=== Records provided ===
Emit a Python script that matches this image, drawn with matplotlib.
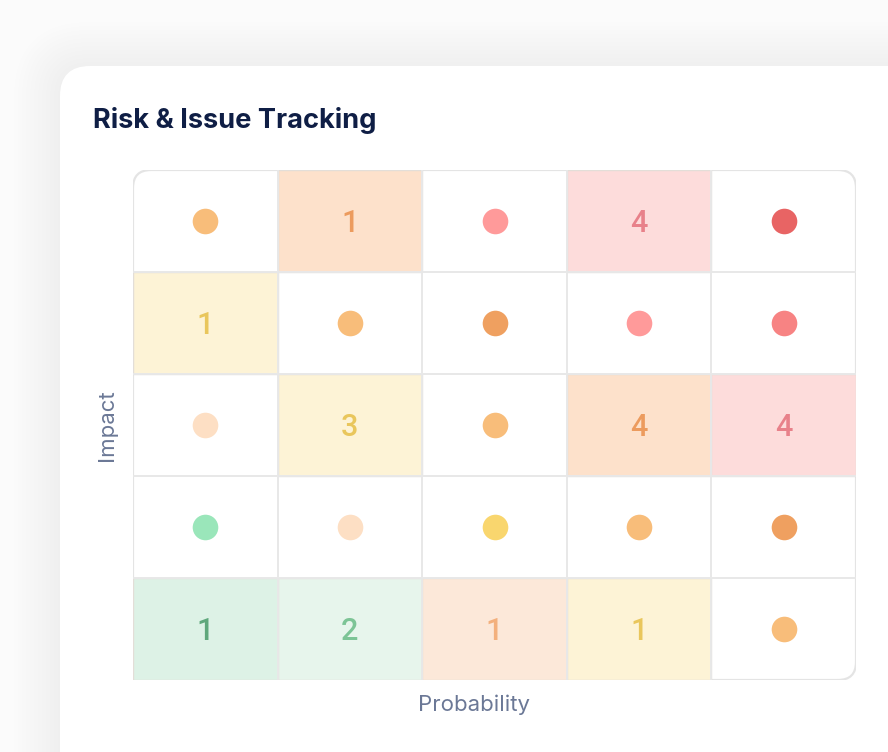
import matplotlib
matplotlib.use("Agg")
import matplotlib.pyplot as plt
from matplotlib.patches import FancyBboxPatch, Rectangle

# risk matrix, rows from top (highest impact) to bottom; 0 = no issues (dot)
counts = [
    [0, 1, 0, 4, 0],
    [1, 0, 0, 0, 0],
    [0, 3, 0, 4, 4],
    [0, 0, 0, 0, 0],
    [1, 2, 1, 1, 0],
]
fill_colors = [
    ["#FFFFFF", "#FDE1CB", "#FFFFFF", "#FDDCDB", "#FFFFFF"],
    ["#FDF3D6", "#FFFFFF", "#FFFFFF", "#FFFFFF", "#FFFFFF"],
    ["#FFFFFF", "#FDF3D6", "#FFFFFF", "#FDE1CB", "#FDDCDB"],
    ["#FFFFFF", "#FFFFFF", "#FFFFFF", "#FFFFFF", "#FFFFFF"],
    ["#DDF2E6", "#E7F5EC", "#FCE8D9", "#FDF3D6", "#FFFFFF"],
]
mark_colors = [
    ["#F8BD7A", "#EC9B5E", "#FF9A9A", "#E8818A", "#E86464"],
    ["#E9C65C", "#F8BD7A", "#EFA060", "#FF9A9A", "#F78383"],
    ["#FDDFC4", "#E9C65C", "#F8BD7A", "#EC9B5E", "#E8818A"],
    ["#9AE6BA", "#FDDFC4", "#F9D66E", "#F8BD7A", "#EFA060"],
    ["#5FA87C", "#7DC496", "#F3B07D", "#E9C65C", "#F8BD7A"],
]
x_label = "Probability"
y_label = "Impact"
title = "Risk & Issue Tracking"

W, H = 888, 752
fig = plt.figure(figsize=(W / 100, H / 100), dpi=100, facecolor="#FBFBFB")

# background card with soft shadow (pixel coordinates)
bg = fig.add_axes([0, 0, 1, 1])
bg.set_xlim(0, W)
bg.set_ylim(H, 0)
bg.axis("off")
for i in range(12):
    g = 2 + i * 4
    bg.add_patch(FancyBboxPatch((60 - g, 66 - g + 2), 900 + 2 * g, 800 + 2 * g,
                                boxstyle="round,pad=0,rounding_size=%d" % (30 + g),
                                fc="black", ec="none", alpha=0.004))
bg.add_patch(FancyBboxPatch((60, 66), 900, 800, boxstyle="round,pad=0,rounding_size=30",
                            fc="white", ec="none"))

fig.text(93 / W, 1 - 120 / H, title, fontsize=19.6, fontweight="bold", family="Inter",
         color="#0F1E45", va="center", ha="left")

# matrix axes
left, right, top, bottom = 133, 856, 170, 680
ax = fig.add_axes([left / W, 1 - bottom / H, (right - left) / W, (bottom - top) / H])
n = len(counts)
ax.set_xlim(0, n)
ax.set_ylim(n, 0)
ax.axis("off")

cw = (right - left) / n
ch = (bottom - top) / n
r = 18 / cw
ax.add_patch(FancyBboxPatch((0, 0), n, n, boxstyle="round,pad=0,rounding_size=%f" % r,
                            mutation_aspect=cw / ch, fc="white", ec="#E4E4E4",
                            lw=1.6, zorder=1))

for i in range(n):
    for j in range(n):
        fc = fill_colors[i][j]
        if fc != "#FFFFFF":
            ax.add_patch(Rectangle((j, i), 1, 1, fc=fc, ec="#E3DED8", lw=1.0, zorder=2))
        if counts[i][j]:
            ax.text(j + 0.5, i + 0.52, str(counts[i][j]), ha="center", va="center",
                    fontsize=22, family="Roboto", fontweight=500,
                    color=mark_colors[i][j], zorder=4)
        else:
            ax.scatter(j + 0.5, i + 0.5, s=340, color=mark_colors[i][j], lw=0, zorder=4)

# inner grid lines
for k in range(1, n):
    ax.plot([k, k], [0, n], color="#E8E8E8", lw=1.4, zorder=3)
    ax.plot([0, n], [k, k], color="#E8E8E8", lw=1.4, zorder=3)

fig.text(474 / W, 1 - 705 / H, x_label, fontsize=16, family="Inter", color="#6B7896",
         ha="center", va="center")
fig.text(107 / W, 1 - 425 / H, y_label, fontsize=16, family="Inter", color="#6B7896",
         ha="center", va="center", rotation=90)

fig.savefig("out.png", dpi=100, facecolor=fig.get_facecolor())
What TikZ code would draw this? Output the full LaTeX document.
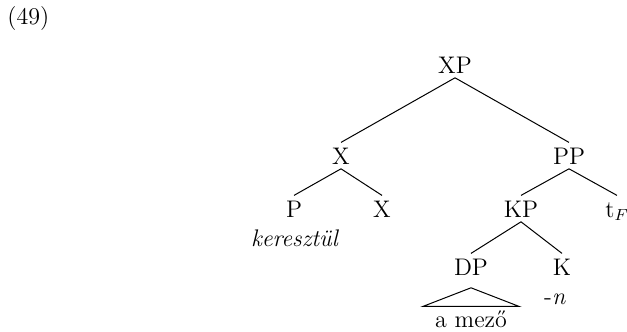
\documentclass[tikz,border=0pt]{standalone}
\begin{document}
\begin{tikzpicture}[x=0.5pt,y=-0.5pt,
  lab/.style={anchor=base,inner sep=2.2pt,text height=8.4pt,text depth=0pt,font=\fontsize{12}{14.5}\selectfont},
  word/.style={anchor=base,inner sep=2.2pt,text height=8.4pt,text depth=0pt,font=\fontsize{12}{14.5}\selectfont},
  br/.style={line width=0.5pt}]
\useasboundingbox (0,0) rectangle (627,332);
\node[word,anchor=base west,inner sep=0pt] (num) at (7,24.5) {(49)};
\node[lab] (XP) at (455,73) {XP};
\node[lab] (X1) at (341,164) {X};
\node[lab] (PP) at (569,164) {PP};
\node[lab] (P) at (294,217) {P};
\node[lab] (X2) at (382,217) {X};
\node[lab] (KP) at (521,217) {KP};
\node[lab] (tF) at (617,217) {t$_F$};
\node[word] (ker) at (295,246) {\textit{keresztül}};
\node[lab] (DP) at (471,275) {DP};
\node[lab] (K) at (562,275) {K};
\node[word] (n) at (555,304) {-\textit{n}};
\node[word] (am) at (471,327) {a mező};
\draw[br] (XP.south) -- (X1.north);
\draw[br] (XP.south) -- (PP.north);
\draw[br] (X1.south) -- (P.north);
\draw[br] (X1.south) -- (X2.north);
\draw[br] (PP.south) -- (KP.north);
\draw[br] (PP.south) -- (tF.north);
\draw[br] (KP.south) -- (DP.north);
\draw[br] (KP.south) -- (K.north);
\draw[br] ([yshift=-4pt]DP.south) -- ([xshift=-24pt,yshift=-0.5pt]am.north) -- ([xshift=24pt,yshift=-0.5pt]am.north) -- cycle;
\end{tikzpicture}
\end{document}
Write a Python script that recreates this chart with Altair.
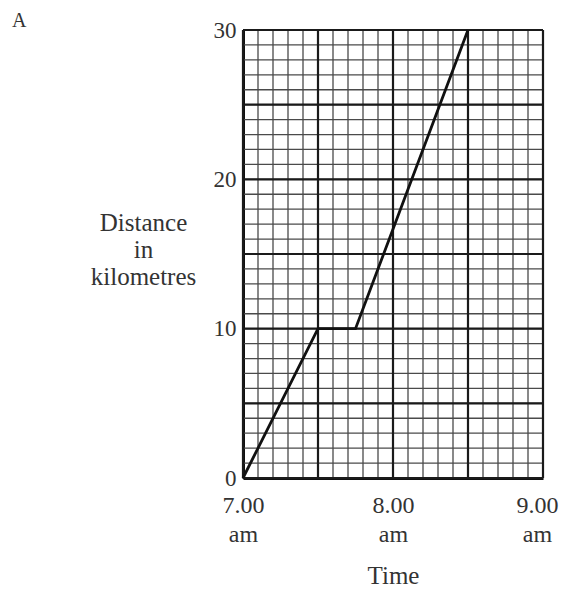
import altair as alt
import numpy as np
import pandas as pd

# Journey data (time in hours, distance in km)
times = [7.0, 7.5, 7.75, 8.5]
distances = [0, 10, 10, 30]

x_ticks = [7.0, 8.0, 9.0]
y_ticks = [0, 10, 20, 30]

x_major = [7.0, 7.5, 8.0, 8.5, 9.0]
y_major = [0, 5, 10, 15, 20, 25, 30]
x_minor = [round(v, 2) for v in np.arange(7.0, 9.001, 0.1)]
y_minor = list(range(0, 31))

FONT = "Liberation Serif"
W, H = 300, 448

line_df = pd.DataFrame({"t": times, "d": distances})

xs = alt.Scale(domain=[7, 9], nice=False, zero=False)
ys = alt.Scale(domain=[0, 30], nice=False)

x_axis = alt.Axis(
    values=x_ticks, title="Time", grid=False, ticks=False,
    labelExpr="[format(datum.value, '.2f'), 'am']",
    labelFont=FONT, labelFontSize=24, labelColor="#333", labelLineHeight=29,
    labelPadding=15, labelBaseline="top",
    labelOffset={"condition": {"test": "datum.value >= 9", "value": -6}, "value": 0},
    titleFont=FONT, titleFontSize=25, titleFontWeight="normal", titleColor="#333",
    titleBaseline="alphabetic", titleY=105,
    domainColor="#111", domainWidth=3, labelFlush=False)
y_axis = alt.Axis(
    values=y_ticks, grid=False, ticks=False,
    title=["Distance", "in", "kilometres"], titleAngle=0,
    titleAlign="center", titleBaseline="alphabetic", titleX=-100, titleY=200,
    titleLineHeight=27,
    labelFont=FONT, labelFontSize=23, labelColor="#333", labelPadding=7,
    titleFont=FONT, titleFontSize=25, titleFontWeight="normal", titleColor="#333",
    domainColor="#111", domainWidth=3, labelFlush=False)

X = alt.X("t:Q", scale=xs, axis=x_axis)
Y = alt.Y("d:Q", scale=ys, axis=y_axis)

minor_v = alt.Chart(pd.DataFrame({"t": x_minor})).mark_rule(color="#4a4a4a", strokeWidth=1.3).encode(x=X)
minor_h = alt.Chart(pd.DataFrame({"d": y_minor})).mark_rule(color="#4a4a4a", strokeWidth=1.3).encode(y=Y)
major_v = alt.Chart(pd.DataFrame({"t": x_major})).mark_rule(color="#1a1a1a", strokeWidth=2.2).encode(x=X)
major_h = alt.Chart(pd.DataFrame({"d": y_major})).mark_rule(color="#1a1a1a", strokeWidth=2.2).encode(y=Y)

line = alt.Chart(line_df).mark_line(color="#111", strokeWidth=2.8).encode(x=X, y=Y)

letter = alt.Chart(pd.DataFrame({"s": ["A"]})).mark_text(
    font=FONT, fontSize=20, color="#333", align="left", baseline="middle").encode(
    text="s:N", x=alt.value(-231), y=alt.value(-9))

chart = alt.layer(minor_v, minor_h, major_v, major_h, line, letter).properties(
    width=W, height=H,
    autosize=alt.AutoSizeParams(type="none"),
    padding={"left": 235, "top": 22, "right": 16, "bottom": 112},
).configure_view(stroke=None).configure(background="white")

chart.save("out.html", embed_options={"renderer": "svg", "actions": False})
===
Brief:
Scan the material for lines with the word "Python", and copy each line you find.

The answer:
Emit a Python script that matches this image, drawn with matplotlib.
Write a Python script that recreates this chart with Altair.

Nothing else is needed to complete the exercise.